▶ [Work to be completed] Each line of the listing must be transcribed exactly, except for the images, which should be excluded.

▶ [Recorded information]
=-=-=-=-=
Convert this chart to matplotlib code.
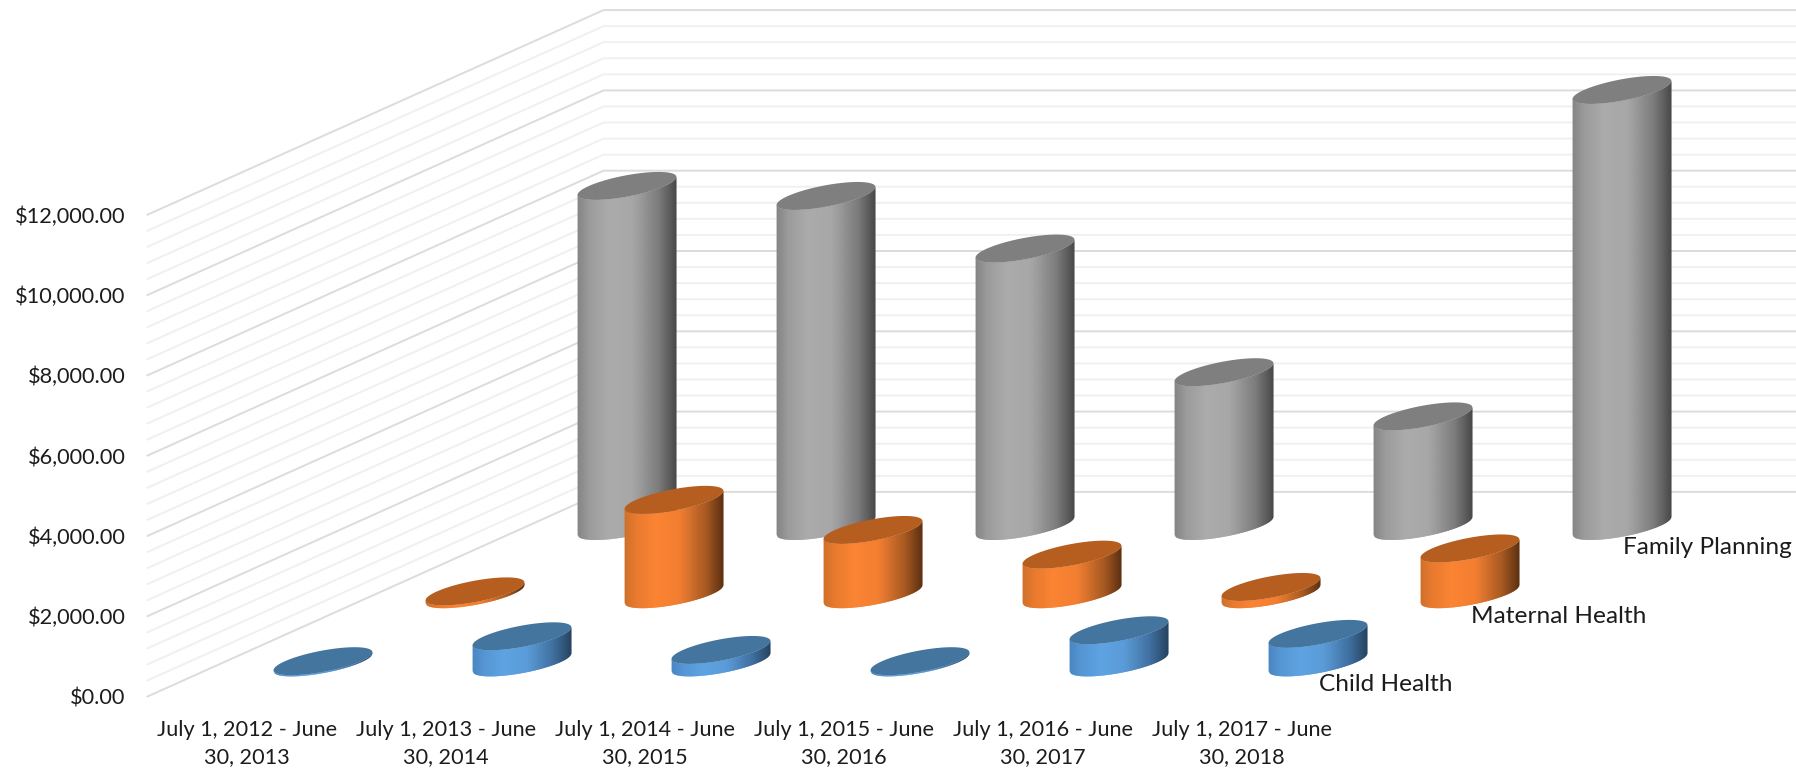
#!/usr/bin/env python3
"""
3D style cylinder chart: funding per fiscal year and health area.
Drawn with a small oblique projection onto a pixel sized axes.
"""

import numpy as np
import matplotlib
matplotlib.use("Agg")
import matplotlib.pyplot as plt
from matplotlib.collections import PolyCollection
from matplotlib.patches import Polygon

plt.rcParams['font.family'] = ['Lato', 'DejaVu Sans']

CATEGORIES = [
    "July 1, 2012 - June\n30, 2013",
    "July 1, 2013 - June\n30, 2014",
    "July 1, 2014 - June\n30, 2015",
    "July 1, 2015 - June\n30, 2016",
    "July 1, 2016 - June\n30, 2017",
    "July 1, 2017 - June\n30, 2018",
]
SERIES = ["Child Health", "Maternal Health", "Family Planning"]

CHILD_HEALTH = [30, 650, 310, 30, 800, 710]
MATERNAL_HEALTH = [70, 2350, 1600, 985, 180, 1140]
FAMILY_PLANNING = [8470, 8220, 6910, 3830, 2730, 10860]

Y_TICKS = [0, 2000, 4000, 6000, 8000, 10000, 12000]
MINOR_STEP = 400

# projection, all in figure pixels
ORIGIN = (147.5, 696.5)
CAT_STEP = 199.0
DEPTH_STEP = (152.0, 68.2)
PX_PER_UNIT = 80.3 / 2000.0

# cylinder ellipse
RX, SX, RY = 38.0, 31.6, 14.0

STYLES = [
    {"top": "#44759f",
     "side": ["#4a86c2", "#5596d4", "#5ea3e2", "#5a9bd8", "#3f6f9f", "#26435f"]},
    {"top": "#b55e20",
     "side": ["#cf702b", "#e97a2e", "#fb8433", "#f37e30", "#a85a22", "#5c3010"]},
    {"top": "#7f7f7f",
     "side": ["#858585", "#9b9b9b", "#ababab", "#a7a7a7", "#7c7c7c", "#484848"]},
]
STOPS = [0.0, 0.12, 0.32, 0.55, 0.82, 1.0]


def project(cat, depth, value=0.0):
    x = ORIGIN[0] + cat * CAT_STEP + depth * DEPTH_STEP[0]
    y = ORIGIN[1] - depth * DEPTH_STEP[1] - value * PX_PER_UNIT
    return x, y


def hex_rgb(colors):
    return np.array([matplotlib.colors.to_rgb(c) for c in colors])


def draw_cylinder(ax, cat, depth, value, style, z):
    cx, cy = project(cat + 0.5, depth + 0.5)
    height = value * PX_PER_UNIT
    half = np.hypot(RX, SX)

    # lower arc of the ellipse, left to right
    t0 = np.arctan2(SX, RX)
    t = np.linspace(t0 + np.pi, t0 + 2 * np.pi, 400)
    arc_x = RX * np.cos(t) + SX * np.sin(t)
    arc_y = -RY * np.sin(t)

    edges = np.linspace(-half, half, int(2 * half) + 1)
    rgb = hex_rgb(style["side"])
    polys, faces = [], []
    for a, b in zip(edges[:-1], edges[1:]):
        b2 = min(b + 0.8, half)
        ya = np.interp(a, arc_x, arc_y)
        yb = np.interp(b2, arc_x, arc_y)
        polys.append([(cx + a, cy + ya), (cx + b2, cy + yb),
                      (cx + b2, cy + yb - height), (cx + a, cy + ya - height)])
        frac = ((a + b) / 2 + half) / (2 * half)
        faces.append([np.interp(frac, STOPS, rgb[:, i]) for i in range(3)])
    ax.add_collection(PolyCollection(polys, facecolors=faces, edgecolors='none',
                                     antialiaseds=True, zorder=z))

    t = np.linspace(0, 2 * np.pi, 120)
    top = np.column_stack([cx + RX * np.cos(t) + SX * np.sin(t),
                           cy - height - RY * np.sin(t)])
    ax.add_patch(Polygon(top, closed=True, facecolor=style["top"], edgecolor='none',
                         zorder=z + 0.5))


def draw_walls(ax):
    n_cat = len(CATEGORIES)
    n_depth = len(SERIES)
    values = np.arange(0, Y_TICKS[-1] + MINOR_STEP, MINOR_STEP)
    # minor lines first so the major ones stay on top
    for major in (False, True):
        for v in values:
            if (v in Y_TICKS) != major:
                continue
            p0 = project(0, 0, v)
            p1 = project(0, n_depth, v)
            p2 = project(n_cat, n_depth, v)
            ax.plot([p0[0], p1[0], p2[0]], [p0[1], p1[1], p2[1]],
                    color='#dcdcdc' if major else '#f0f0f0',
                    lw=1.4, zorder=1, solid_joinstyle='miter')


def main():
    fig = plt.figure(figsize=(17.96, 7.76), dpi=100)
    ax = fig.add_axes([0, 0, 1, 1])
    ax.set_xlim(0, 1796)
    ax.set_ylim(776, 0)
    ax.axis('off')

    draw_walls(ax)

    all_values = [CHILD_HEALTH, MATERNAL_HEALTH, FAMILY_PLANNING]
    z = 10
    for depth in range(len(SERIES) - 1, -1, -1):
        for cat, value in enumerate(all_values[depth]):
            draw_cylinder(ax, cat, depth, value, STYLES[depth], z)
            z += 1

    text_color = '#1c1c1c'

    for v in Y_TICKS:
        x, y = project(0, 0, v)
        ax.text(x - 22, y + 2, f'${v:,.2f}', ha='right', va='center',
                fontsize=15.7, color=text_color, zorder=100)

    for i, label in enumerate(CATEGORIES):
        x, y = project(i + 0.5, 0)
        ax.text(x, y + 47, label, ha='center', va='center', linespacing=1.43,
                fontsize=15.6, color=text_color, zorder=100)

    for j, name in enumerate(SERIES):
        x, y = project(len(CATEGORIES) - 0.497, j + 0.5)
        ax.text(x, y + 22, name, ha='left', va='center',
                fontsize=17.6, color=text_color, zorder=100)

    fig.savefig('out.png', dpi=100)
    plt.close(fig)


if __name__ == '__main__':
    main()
=-=-=-=-=
▶ [Solution for this task]
Convert this chart to matplotlib code.
#!/usr/bin/env python3
"""
3D style cylinder chart: funding per fiscal year and health area.
Drawn with a small oblique projection onto a pixel sized axes.
"""

import numpy as np
import matplotlib
matplotlib.use("Agg")
import matplotlib.pyplot as plt
from matplotlib.collections import PolyCollection
from matplotlib.patches import Polygon

plt.rcParams['font.family'] = ['Lato', 'DejaVu Sans']

CATEGORIES = [
    "July 1, 2012 - June\n30, 2013",
    "July 1, 2013 - June\n30, 2014",
    "July 1, 2014 - June\n30, 2015",
    "July 1, 2015 - June\n30, 2016",
    "July 1, 2016 - June\n30, 2017",
    "July 1, 2017 - June\n30, 2018",
]
SERIES = ["Child Health", "Maternal Health", "Family Planning"]

CHILD_HEALTH = [30, 650, 310, 30, 800, 710]
MATERNAL_HEALTH = [70, 2350, 1600, 985, 180, 1140]
FAMILY_PLANNING = [8470, 8220, 6910, 3830, 2730, 10860]

Y_TICKS = [0, 2000, 4000, 6000, 8000, 10000, 12000]
MINOR_STEP = 400

# projection, all in figure pixels
ORIGIN = (147.5, 696.5)
CAT_STEP = 199.0
DEPTH_STEP = (152.0, 68.2)
PX_PER_UNIT = 80.3 / 2000.0

# cylinder ellipse
RX, SX, RY = 38.0, 31.6, 14.0

STYLES = [
    {"top": "#44759f",
     "side": ["#4a86c2", "#5596d4", "#5ea3e2", "#5a9bd8", "#3f6f9f", "#26435f"]},
    {"top": "#b55e20",
     "side": ["#cf702b", "#e97a2e", "#fb8433", "#f37e30", "#a85a22", "#5c3010"]},
    {"top": "#7f7f7f",
     "side": ["#858585", "#9b9b9b", "#ababab", "#a7a7a7", "#7c7c7c", "#484848"]},
]
STOPS = [0.0, 0.12, 0.32, 0.55, 0.82, 1.0]


def project(cat, depth, value=0.0):
    x = ORIGIN[0] + cat * CAT_STEP + depth * DEPTH_STEP[0]
    y = ORIGIN[1] - depth * DEPTH_STEP[1] - value * PX_PER_UNIT
    return x, y


def hex_rgb(colors):
    return np.array([matplotlib.colors.to_rgb(c) for c in colors])


def draw_cylinder(ax, cat, depth, value, style, z):
    cx, cy = project(cat + 0.5, depth + 0.5)
    height = value * PX_PER_UNIT
    half = np.hypot(RX, SX)

    # lower arc of the ellipse, left to right
    t0 = np.arctan2(SX, RX)
    t = np.linspace(t0 + np.pi, t0 + 2 * np.pi, 400)
    arc_x = RX * np.cos(t) + SX * np.sin(t)
    arc_y = -RY * np.sin(t)

    edges = np.linspace(-half, half, int(2 * half) + 1)
    rgb = hex_rgb(style["side"])
    polys, faces = [], []
    for a, b in zip(edges[:-1], edges[1:]):
        b2 = min(b + 0.8, half)
        ya = np.interp(a, arc_x, arc_y)
        yb = np.interp(b2, arc_x, arc_y)
        polys.append([(cx + a, cy + ya), (cx + b2, cy + yb),
                      (cx + b2, cy + yb - height), (cx + a, cy + ya - height)])
        frac = ((a + b) / 2 + half) / (2 * half)
        faces.append([np.interp(frac, STOPS, rgb[:, i]) for i in range(3)])
    ax.add_collection(PolyCollection(polys, facecolors=faces, edgecolors='none',
                                     antialiaseds=True, zorder=z))

    t = np.linspace(0, 2 * np.pi, 120)
    top = np.column_stack([cx + RX * np.cos(t) + SX * np.sin(t),
                           cy - height - RY * np.sin(t)])
    ax.add_patch(Polygon(top, closed=True, facecolor=style["top"], edgecolor='none',
                         zorder=z + 0.5))


def draw_walls(ax):
    n_cat = len(CATEGORIES)
    n_depth = len(SERIES)
    values = np.arange(0, Y_TICKS[-1] + MINOR_STEP, MINOR_STEP)
    # minor lines first so the major ones stay on top
    for major in (False, True):
        for v in values:
            if (v in Y_TICKS) != major:
                continue
            p0 = project(0, 0, v)
            p1 = project(0, n_depth, v)
            p2 = project(n_cat, n_depth, v)
            ax.plot([p0[0], p1[0], p2[0]], [p0[1], p1[1], p2[1]],
                    color='#dcdcdc' if major else '#f0f0f0',
                    lw=1.4, zorder=1, solid_joinstyle='miter')


def main():
    fig = plt.figure(figsize=(17.96, 7.76), dpi=100)
    ax = fig.add_axes([0, 0, 1, 1])
    ax.set_xlim(0, 1796)
    ax.set_ylim(776, 0)
    ax.axis('off')

    draw_walls(ax)

    all_values = [CHILD_HEALTH, MATERNAL_HEALTH, FAMILY_PLANNING]
    z = 10
    for depth in range(len(SERIES) - 1, -1, -1):
        for cat, value in enumerate(all_values[depth]):
            draw_cylinder(ax, cat, depth, value, STYLES[depth], z)
            z += 1

    text_color = '#1c1c1c'

    for v in Y_TICKS:
        x, y = project(0, 0, v)
        ax.text(x - 22, y + 2, f'${v:,.2f}', ha='right', va='center',
                fontsize=15.7, color=text_color, zorder=100)

    for i, label in enumerate(CATEGORIES):
        x, y = project(i + 0.5, 0)
        ax.text(x, y + 47, label, ha='center', va='center', linespacing=1.43,
                fontsize=15.6, color=text_color, zorder=100)

    for j, name in enumerate(SERIES):
        x, y = project(len(CATEGORIES) - 0.497, j + 0.5)
        ax.text(x, y + 22, name, ha='left', va='center',
                fontsize=17.6, color=text_color, zorder=100)

    fig.savefig('out.png', dpi=100)
    plt.close(fig)


if __name__ == '__main__':
    main()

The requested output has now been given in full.